He's trying to rig the midterms': Trump intervenes to protect his allies in Congress
Briefly

Donald Trump is deploying presidential authority to influence the 2026 midterm elections to prevent Republican losses and maintain control of Congress. His multipronged strategy targets electoral mechanics through redrawing congressional maps, purging voter rolls, restricting mail-in voting, challenging voting machines, and directing the Justice Department to probe Democratic fundraising. Those interventions are characterized as more aggressive and legally dubious than past presidential conduct, reflecting a pattern of litigating contested actions.
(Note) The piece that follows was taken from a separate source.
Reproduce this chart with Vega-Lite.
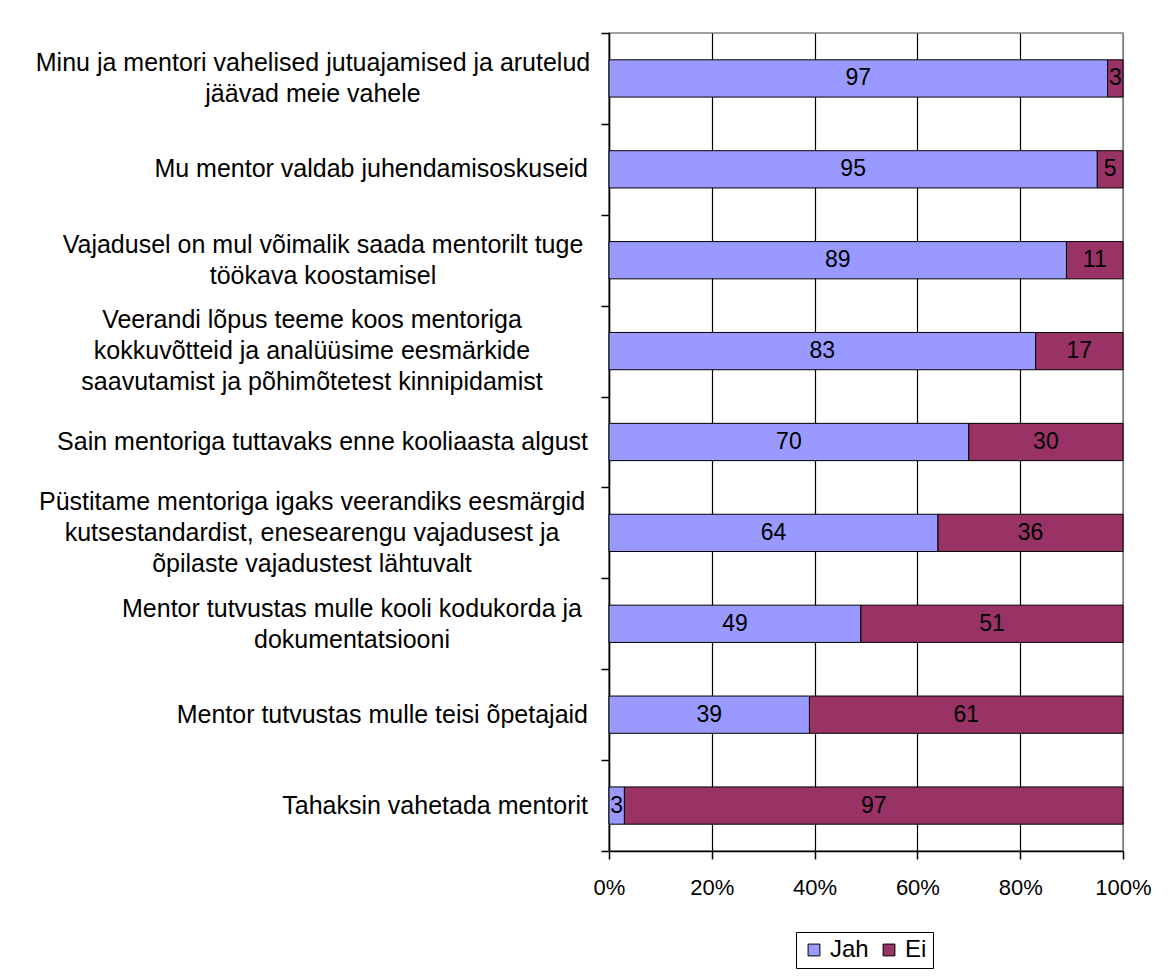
{
  "$schema": "https://vega.github.io/schema/vega-lite/v6.json",
  "width": 514,
  "height": 818,
  "autosize": {"type": "none"},
  "padding": {"left": 609, "top": 33, "right": 50, "bottom": 127},
  "config": {
    "font": "Liberation Sans",
    "view": {"stroke": "#808080", "strokeWidth": 1.5},
    "axis": {"labelColor": "black", "labelFont": "Liberation Sans"}
  },
  "data": {
    "values": [
      {"item": "Minu ja mentori vahelised jutuajamised ja arutelud|jäävad meie vahele", "series": "Jah", "value": 97},
      {"item": "Minu ja mentori vahelised jutuajamised ja arutelud|jäävad meie vahele", "series": "Ei", "value": 3},
      {"item": "Mu mentor valdab juhendamisoskuseid", "series": "Jah", "value": 95},
      {"item": "Mu mentor valdab juhendamisoskuseid", "series": "Ei", "value": 5},
      {"item": "Vajadusel on mul võimalik saada mentorilt tuge|töökava koostamisel", "series": "Jah", "value": 89},
      {"item": "Vajadusel on mul võimalik saada mentorilt tuge|töökava koostamisel", "series": "Ei", "value": 11},
      {"item": "Veerandi lõpus teeme koos mentoriga|kokkuvõtteid ja analüüsime eesmärkide|saavutamist ja põhimõtetest kinnipidamist", "series": "Jah", "value": 83},
      {"item": "Veerandi lõpus teeme koos mentoriga|kokkuvõtteid ja analüüsime eesmärkide|saavutamist ja põhimõtetest kinnipidamist", "series": "Ei", "value": 17},
      {"item": "Sain mentoriga tuttavaks enne kooliaasta algust", "series": "Jah", "value": 70},
      {"item": "Sain mentoriga tuttavaks enne kooliaasta algust", "series": "Ei", "value": 30},
      {"item": "Püstitame mentoriga igaks veerandiks eesmärgid|kutsestandardist, enesearengu vajadusest ja|õpilaste vajadustest lähtuvalt", "series": "Jah", "value": 64},
      {"item": "Püstitame mentoriga igaks veerandiks eesmärgid|kutsestandardist, enesearengu vajadusest ja|õpilaste vajadustest lähtuvalt", "series": "Ei", "value": 36},
      {"item": "Mentor tutvustas mulle kooli kodukorda ja|dokumentatsiooni", "series": "Jah", "value": 49},
      {"item": "Mentor tutvustas mulle kooli kodukorda ja|dokumentatsiooni", "series": "Ei", "value": 51},
      {"item": "Mentor tutvustas mulle teisi õpetajaid", "series": "Jah", "value": 39},
      {"item": "Mentor tutvustas mulle teisi õpetajaid", "series": "Ei", "value": 61},
      {"item": "Tahaksin vahetada mentorit", "series": "Jah", "value": 3},
      {"item": "Tahaksin vahetada mentorit", "series": "Ei", "value": 97}
    ]
  },
  "encoding": {
    "y": {
      "field": "item", "type": "nominal", "sort": null,
      "scale": {"paddingInner": 0, "paddingOuter": 0},
      "axis": {
        "title": null,
        "labels": false,
        "tickBand": "extent",
        "tickSize": 8,
        "tickColor": "black",
        "tickWidth": 1.5,
        "domainColor": "black",
        "domainWidth": 1.5,
        "grid": false
      }
    }
  },
  "layer": [
    {
      "mark": {"type": "bar", "height": {"band": 0.41}, "stroke": "black", "strokeWidth": 1},
      "encoding": {
        "x": {
          "field": "value", "type": "quantitative", "stack": "zero",
          "scale": {"domain": [0, 100], "nice": false},
          "axis": {
            "title": null,
            "values": [0, 20, 40, 60, 80, 100],
            "labelExpr": "datum.value + '%'",
            "labelFlush": false,
            "labelFontSize": 22,
            "labelPadding": 18,
            "tickSize": 8,
            "tickColor": "black",
            "tickWidth": 1.5,
            "domainColor": "black",
            "domainWidth": 1.5,
            "grid": true,
            "gridColor": {"condition": {"test": "datum.value == 100", "value": "#808080"}, "value": "black"},
            "gridWidth": 1.2,
            "gridOpacity": 1
          }
        },
        "order": {"field": "series", "sort": "descending"},
        "color": {
          "field": "series", "type": "nominal",
          "scale": {"domain": ["Jah", "Ei"], "range": ["#9999FF", "#993366"]},
          "legend": {
            "title": null,
            "orient": "none",
            "legendX": 187,
            "legendY": 899,
            "direction": "horizontal",
            "strokeColor": "black",
            "padding": 6,
            "symbolType": "square",
            "symbolSize": 140,
            "symbolStrokeColor": "black",
            "symbolStrokeWidth": 1,
            "symbolOpacity": 1,
            "labelFontSize": 24,
            "labelColor": "black",
            "labelOffset": 4,
            "columnPadding": 8
          }
        }
      }
    },
    {
      "mark": {"type": "text", "fontSize": 23, "color": "black", "baseline": "middle", "align": "center"},
      "encoding": {
        "x": {"field": "value", "type": "quantitative", "stack": "zero", "bandPosition": 0.5},
        "order": {"field": "series", "sort": "descending"},
        "detail": {"field": "series"},
        "text": {"field": "value", "type": "quantitative"}
      }
    },
    {
      "transform": [{"filter": "indexof(datum.item, '|') < 0 && datum.series == 'Jah'"}],
      "mark": {"type": "text", "fontSize": 25, "color": "black", "baseline": "middle", "align": "right", "dx": -21},
      "encoding": {
        "x": {"datum": 0, "type": "quantitative"},
        "text": {"field": "item"}
      }
    },
    {
      "transform": [{"filter": "indexof(datum.item, 'Minu') == 0 && datum.series == 'Jah'"}],
      "mark": {"type": "text", "fontSize": 25, "lineHeight": 31, "lineBreak": "|", "color": "black", "baseline": "middle", "align": "center", "dx": -296, "dy": -15},
      "encoding": {
        "x": {"datum": 0, "type": "quantitative"},
        "text": {"field": "item"}
      }
    },
    {
      "transform": [{"filter": "indexof(datum.item, 'Vajadusel') == 0 && datum.series == 'Jah'"}],
      "mark": {"type": "text", "fontSize": 25, "lineHeight": 31, "lineBreak": "|", "color": "black", "baseline": "middle", "align": "center", "dx": -286, "dy": -15},
      "encoding": {
        "x": {"datum": 0, "type": "quantitative"},
        "text": {"field": "item"}
      }
    },
    {
      "transform": [{"filter": "indexof(datum.item, 'Mentor tutvustas mulle kooli') == 0 && datum.series == 'Jah'"}],
      "mark": {"type": "text", "fontSize": 25, "lineHeight": 31, "lineBreak": "|", "color": "black", "baseline": "middle", "align": "center", "dx": -257, "dy": -15},
      "encoding": {
        "x": {"datum": 0, "type": "quantitative"},
        "text": {"field": "item"}
      }
    },
    {
      "transform": [{"filter": "(indexof(datum.item, 'Veerandi') == 0 || indexof(datum.item, 'Püstitame') == 0) && datum.series == 'Jah'"}],
      "mark": {"type": "text", "fontSize": 25, "lineHeight": 31, "lineBreak": "|", "color": "black", "baseline": "middle", "align": "center", "dx": -297, "dy": -31},
      "encoding": {
        "x": {"datum": 0, "type": "quantitative"},
        "text": {"field": "item"}
      }
    }
  ]
}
He is emphasizing crime and law-and-order messaging, deploying the National Guard in Washington DC and threatening federal actions in other cities, with higher public approval on crime.
Donald Trump has made clear that he is willing to bring the full weight of the White House to bear to prevent his Republican party losing control of the US Congress in the midterm elections next year, orchestrating a more direct and legally dubious intervention than any of his predecessors. The US president's multipronged approach includes redrawing congressional district maps, seeking to purge voter rolls, taking aim at mail-in voting and voting machines, and ordering the justice department to investigate Democrats' prime fundraising tool.
Nobody's ever tried to do this, said Elaine Kamarck, a senior fellow in governance studies at the Brookings Institution thinktank in Washington. Most American presidents, Democratic or Republican, have basically played by the same rules and been careful of the constitution. But in his business career Trump never cared about whether he was doing something legal or not; he just went to court and same thing here. Campaigning, not governing, has often been Trump's comfort zone.